On July 5, the U.S. District Court for the Central District of California refused to compel a TCPA plaintiff to arbitrate his dispute against Dick’s Sporting Goods, Inc., thus allowing the case to proceed in federal court.  This decision potentially paves the way for class certification despite the class waiver provision contained in Dick’s Terms of Use. This case highlights that no matter how bulletproof a company’s terms and conditions may appear, it is equally important that companies should assess how they obtain consumer assent to their terms and conditions if companies want to be able to enforce them later.  A copy of the decision can be found here.

The relevant facts and allegations of this case are that the plaintiff affirmatively opted into Dick’s mobile alert program by texting “JOIN” to Dick’s short code.  The plaintiff later texted “STOP” to the same short code, but he allegedly received at least 8 additional text messages from Dick’s after attempting to opt out. After the plaintiff filed suit for these alleged TCPA violations, Dick’s sought to enforce its Terms of Use that require any disputes related to its website – which included the link to Dick’s text alert program – to be arbitrated on an individual basis.

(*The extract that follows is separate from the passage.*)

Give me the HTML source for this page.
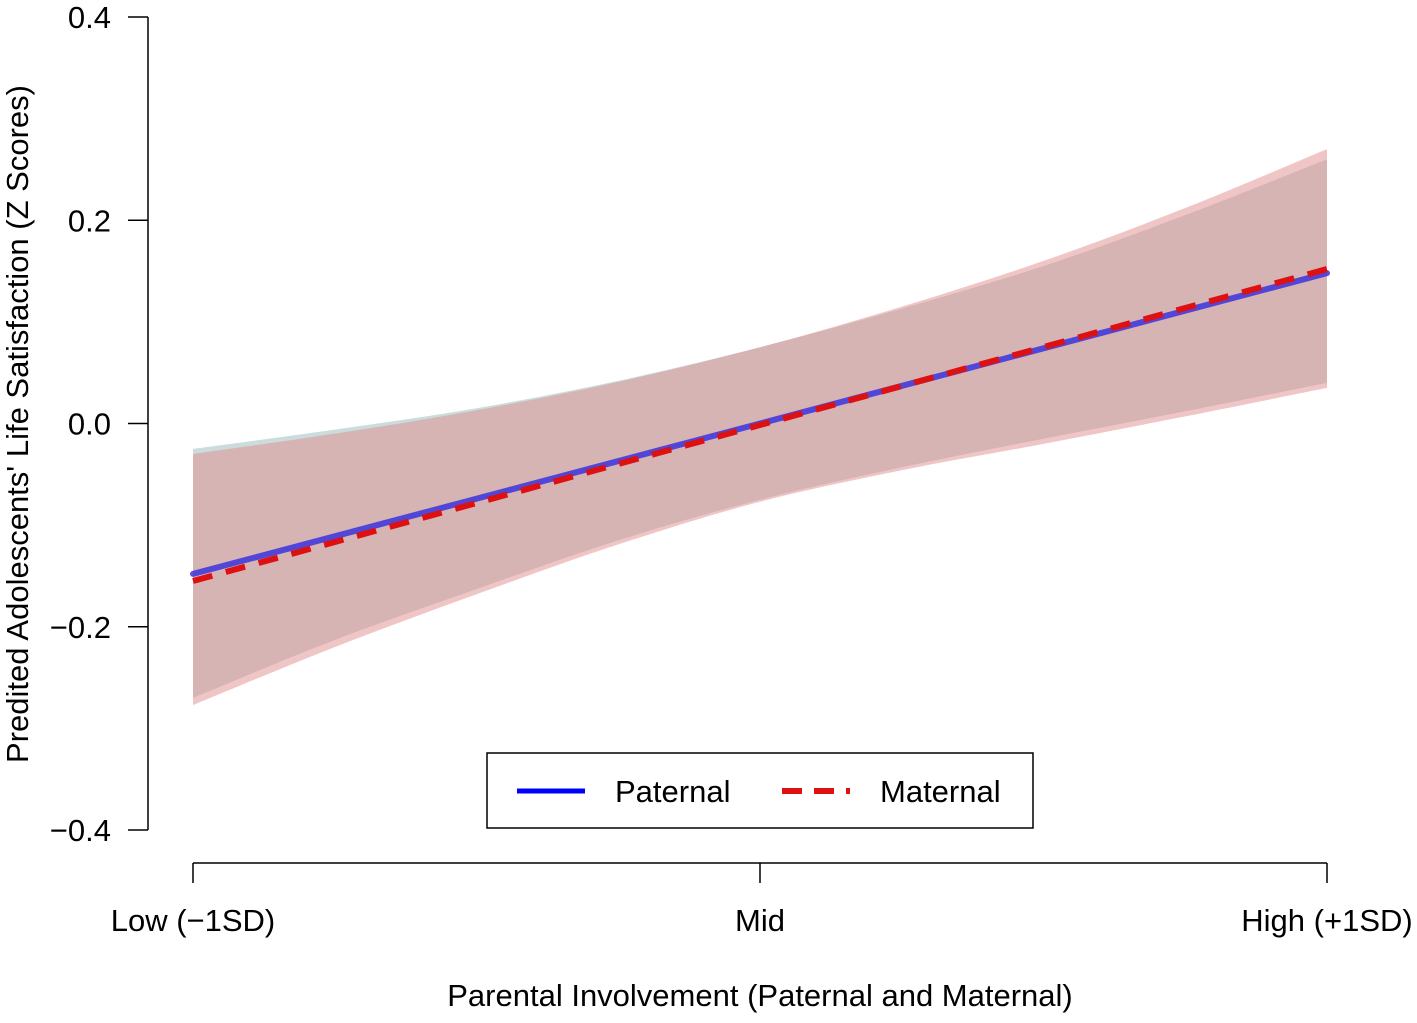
<!DOCTYPE html>
<html><head><meta charset="utf-8"><style>
body{margin:0;background:#fff}
text{font-family:"Liberation Sans",Arial,sans-serif;fill:#000}
</style></head><body>
<svg id="chart" width="1417" height="1018" xmlns="http://www.w3.org/2000/svg">
<g id="bands"></g>
<g id="lines"></g>
<g id="axes"></g>
<text x="28" y="424" font-size="31" text-anchor="middle" transform="rotate(-90 28 424)">Predited Adolescents' Life Satisfaction (Z Scores)</text>
<text x="760" y="1006" font-size="31" text-anchor="middle">Parental Involvement (Paternal and Maternal)</text>
<g>
<rect x="487" y="753" width="546" height="75" fill="#fff" stroke="#000" stroke-width="1.5"/>
<line x1="517" y1="791" x2="585" y2="791" stroke="#0000ff" stroke-width="5"/>
<text x="615" y="802" font-size="31">Paternal</text>
<line x1="782" y1="791" x2="850" y2="791" stroke="#dd1111" stroke-width="6" stroke-dasharray="20,12"/>
<text x="880" y="802" font-size="31">Maternal</text>
</g>
</svg>
<script>
const xVals=[-1,-0.75,-0.5,-0.25,0,0.25,0.5,0.75,1];
const xTickLabels=["Low (\u22121SD)","Mid","High (+1SD)"];
const xTickVals=[-1,0,1];
const yTickVals=[-0.4,-0.2,0,0.2,0.4];
const yTickLabels=["\u22120.4","\u22120.2","0.0","0.2","0.4"];
const fitX=[-1,1];
const paternalFit=[-0.148,0.148];
const maternalFit=[-0.155,0.152];
const paternalUpper=[-0.025,-0.006,0.015,0.042,0.075,0.113,0.155,0.205,0.26];
const paternalLower=[-0.27,-0.213,-0.163,-0.115,-0.075,-0.043,-0.015,0.012,0.04];
const maternalUpper=[-0.03,-0.01,0.013,0.041,0.075,0.115,0.16,0.212,0.27];
const maternalLower=[-0.277,-0.22,-0.168,-0.119,-0.077,-0.046,-0.02,0.007,0.035];
const X=v=>193+(v+1)*(1327-193)/2;
const Y=v=>423.5-v*(813/0.8);
const NS="http://www.w3.org/2000/svg";
function mk(t,a,p){const e=document.createElementNS(NS,t);for(const k in a)e.setAttribute(k,a[k]);p.appendChild(e);return e;}
function smooth(xs,ys){
  const pts=xs.map((x,i)=>[X(x),Y(ys[i])]);
  let d="M"+pts[0][0]+","+pts[0][1];
  for(let i=0;i<pts.length-1;i++){
    const p0=pts[Math.max(i-1,0)],p1=pts[i],p2=pts[i+1],p3=pts[Math.min(i+2,pts.length-1)];
    d+=" C"+(p1[0]+(p2[0]-p0[0])/6)+","+(p1[1]+(p2[1]-p0[1])/6)+" "+(p2[0]-(p3[0]-p1[0])/6)+","+(p2[1]-(p3[1]-p1[1])/6)+" "+p2[0]+","+p2[1];
  }
  return d;
}
function band(up,lo){
  const a=smooth(xVals,up);
  const b=smooth(xVals.slice().reverse(),lo.slice().reverse()).replace("M","L");
  return a+" "+b+" Z";
}
const bands=document.getElementById('bands');
const b1=mk('path',{d:band(paternalUpper,paternalLower),fill:'rgb(150,185,185)','fill-opacity':'0.5'},bands);


const b2=mk('path',{d:band(maternalUpper,maternalLower),fill:'rgb(225,140,140)','fill-opacity':'0.5'},bands);


const lines=document.getElementById('lines');
const l1=mk('line',{x1:X(fitX[0]),y1:Y(paternalFit[0]),x2:X(fitX[1]),y2:Y(paternalFit[1]),stroke:'#3a33dd','stroke-width':6,'stroke-opacity':'0.85','stroke-linecap':'round'},lines);


const l2=mk('line',{x1:X(fitX[0]),y1:Y(maternalFit[0]),x2:X(fitX[1]),y2:Y(maternalFit[1]),stroke:'#dd1111','stroke-width':6,'stroke-dasharray':'20,14'},lines);


const ax=document.getElementById('axes');
const ya=mk('line',{x1:148,y1:Y(0.4),x2:148,y2:Y(-0.4),stroke:'#000','stroke-width':1.5},ax);


yTickVals.forEach((v,i)=>{
  mk('line',{x1:128,y1:Y(v),x2:148,y2:Y(v),stroke:'#000','stroke-width':1.5},ax);
  const t=mk('text',{x:111,y:Y(v)+11,'font-size':31,'text-anchor':'end'},ax);
  t.textContent=yTickLabels[i];
  
  
});
const xa=mk('line',{x1:X(-1),y1:863,x2:X(1),y2:863,stroke:'#000','stroke-width':1.5},ax);


xTickVals.forEach((v,i)=>{
  mk('line',{x1:X(v),y1:863,x2:X(v),y2:883,stroke:'#000','stroke-width':1.5},ax);
  const t=mk('text',{x:X(v),y:931,'font-size':31,'text-anchor':'middle'},ax);
  t.textContent=xTickLabels[i];
  
  
});
</script>
</body></html>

The court, however, refused to compel arbitration because it found that Dick’s “browsewrap agreement” was not enforceable as against this plaintiff because Dick’s could not establish that he had actual or constructive knowledge of the Terms of Use.  Specifically, because Dick’s Terms of Use did not require a user to affirmatively agree to be bound by the terms, or otherwise conspicuously put the user on notice of the existence of the terms, Dick’s could not prove that the plaintiff had the requisite knowledge to bind him to the arbitration provision.  While inapplicable to Dick’s practices, the court nevertheless held that when a website contains an “explicit textual notice that continued use will act as a manifestation of the user’s intent to be bound” by a company’s terms and conditions, a court will find that the user has constructive notice sufficient to make the terms enforceable.

The takeaway from this decision is that click-through agreements are the best choice for companies when this onboarding method is feasible.  But even when it’s not, companies can still protect themselves by calling attention to relevant terms and conditions and explicitly stating that such terms will apply to the user.  Such disclosures are particularly advisable for call-to-action displays that invite consumers to join mobile alert programs like the one at issue in this case, as well as including a link to the terms again via text message after the consumer opts in.

Finally, while not relevant to the court’s decision in the end, it was also established that the plaintiff, Phil Nghiem, was an attorney previously employed by a TCPA plaintiffs’ firm and he “did sign up for a significant number of mobile alerts programs within a few months.” For those companies on the receiving end of TCPA demand letters, it may not come as a surprise that Mr. Nghiem currently works for Manning Law according to this firm’s website. With no apparent slowdown of plaintiffs actively soliciting the text messages they later seek to cash in on, it is more important than ever that companies engaging consumers through calls or texts ensure that they are following TCPA best practices.